One of the other drivers in the convoy was left unharmed when he shouted "I am a Christian German," and was told to "Go ahead for Hitler's sake."

One of the two dead, Zvi Danenberg, was driving a truckload of crated chickens to Tel Aviv. Danenberg survived for five days before dying of his wounds. The other, Yisrael Hazan, aged 70, died immediately after being shot; he had recently immigrated to Palestine from Salonika. He is buried in the Trumpeldor Cemetery.

== Funeral and protests ==
Two Arab laborers were killed on the following night near Petah Tikva, one describing the attackers as Jews before he died.

Hazan's 17 April funeral in Tel Aviv was the scene of demonstrations with thousands of protestors marching against the British administration in Palestine and against Arab attacks on Jews. "All the stores in the city were closed.
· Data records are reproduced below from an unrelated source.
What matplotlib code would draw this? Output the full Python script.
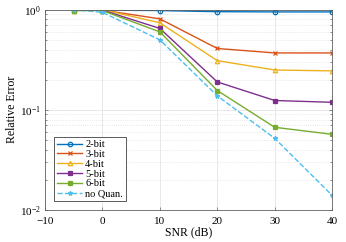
import matplotlib
matplotlib.use('Agg')
import matplotlib.pyplot as plt
from matplotlib.ticker import LogLocator, NullFormatter

# data
snr = [-5, 0, 10, 20, 30, 40]
err_2bit = [1.0, 0.99, 0.98, 0.955, 0.95, 0.95]
err_3bit = [1.0, 0.99, 0.81, 0.41, 0.37, 0.37]
err_4bit = [0.98, 1.0, 0.74, 0.31, 0.25, 0.245]
err_5bit = [0.99, 0.99, 0.65, 0.19, 0.124, 0.119]
err_6bit = [0.98, 0.98, 0.60, 0.156, 0.067, 0.057]
err_noquan = [1.0, 0.94, 0.50, 0.138, 0.052, 0.014]

plt.rcParams['font.family'] = ['Liberation Serif', 'DejaVu Serif']
plt.rcParams['mathtext.fontset'] = 'stix'

fig = plt.figure(figsize=(3.46, 2.42), dpi=100)
ax = fig.add_axes([0.130, 0.132, 0.830, 0.828])

series = [
    ('2-bit', err_2bit, '#0072BD', 'o', '-'),
    ('3-bit', err_3bit, '#D95319', 'x', '-'),
    ('4-bit', err_4bit, '#EDB120', '^', '-'),
    ('5-bit', err_5bit, '#7E2F8E', 's', '-'),
    ('6-bit', err_6bit, '#77AC30', 's', '-'),
    ('no Quan.', err_noquan, '#4DBEEE', '*', '--'),
]
for label, vals, color, mk, ls in series:
    mfc = 'none' if mk in ('o', '^') else color
    ax.plot(snr, vals, color=color, marker=mk, linestyle=ls, linewidth=1.0,
            markersize=3.2, markerfacecolor=mfc, markeredgewidth=0.9, label=label)

ax.set_yscale('log')
ax.set_xlim(-10, 40)
ax.set_ylim(1e-2, 1)
ax.set_xticks([-10, 0, 10, 20, 30, 40])
ax.yaxis.set_major_locator(LogLocator(base=10, numticks=5))
ax.yaxis.set_minor_locator(LogLocator(base=10, subs=range(2, 10), numticks=20))
ax.yaxis.set_minor_formatter(NullFormatter())

ax.grid(True, which='major', color='#e4e4e4', linewidth=0.6)
ax.grid(True, which='minor', axis='y', color='#e0e0e0', linestyle=':', linewidth=0.6)
ax.set_axisbelow(True)

ax.tick_params(which='both', direction='in', top=True, right=True, labelsize=8,
               color='#606060', length=2.5, width=0.5)
ax.tick_params(axis='x', pad=5)
ax.tick_params(axis='y', pad=3)
ax.tick_params(which='minor', length=1.5)
for lbl in ax.get_yticklabels():
    lbl.set_verticalalignment('center_baseline')
for sp in ax.spines.values():
    sp.set_color('#606060')
    sp.set_linewidth(0.6)

ax.set_xlabel('SNR (dB)', fontsize=8.5, labelpad=0)
ax.set_ylabel('Relative Error', fontsize=8.5, labelpad=1)

leg = ax.legend(loc='lower left', fontsize=7.5, frameon=True, fancybox=False,
                edgecolor='#404040', framealpha=1, borderpad=0.25, labelspacing=0.05,
                handlelength=2.4, handletextpad=0.3, bbox_to_anchor=(0.015, 0.02))
leg.get_frame().set_linewidth(0.6)

fig.savefig('out.png', dpi=100)
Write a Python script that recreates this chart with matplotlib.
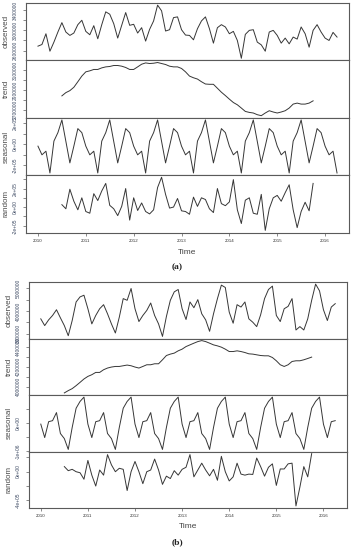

The factories also stopped work during the funeral."

According to a British report, on 17 April, cases of assault by Jews against Arabs "took place in Herzl Street, ha-Yarkon Street, Allenby Road near the General Post Office, outside the Cinema Moghraby and at the seashore bus terminus".

The Anabta/Tulkarm shooting is widely seen as prelude to or as the beginning of the violence and killings of the 1936–1939 Arab revolt in Palestine, which began on The Bloody Day in Jaffa, 19 April 1936. Within days, memorial books were being sold with Hazan's photo on the cover, and a text describing him as "the first victim," and promising yizkor memorial prayers along with "pictures and facts" about Jews killed by Arabs during Nisan 5696 (roughly corresponding to April 1936).

== Consequences ==
In the aftermath of the incidents in April, the British authorities adopted a form of statutory military law consisting of reprisals and collective punishment, which often served to strike at the general population due to the fact that actual insurgents, who were supported by the civilian populace, were difficult to identify. Measures taken included the destruction of property during searches (which included houses and food stocks); an Arab insurgent noted that since British security forces were largely unable to strike at them, they resorted to "revenge" and "collective punishment". These tactics achieved some measure of success during the 1936–1939 revolt, although they never achieved the desired level of effectiveness. The British authorities heavily censored Arab-language newspapers in Palestine, which led to such tactics to go unreported, although such censorship did not apply to Hebrew-language press in the Mandate, which managed to obtain a significant coverage of British military actions in the field.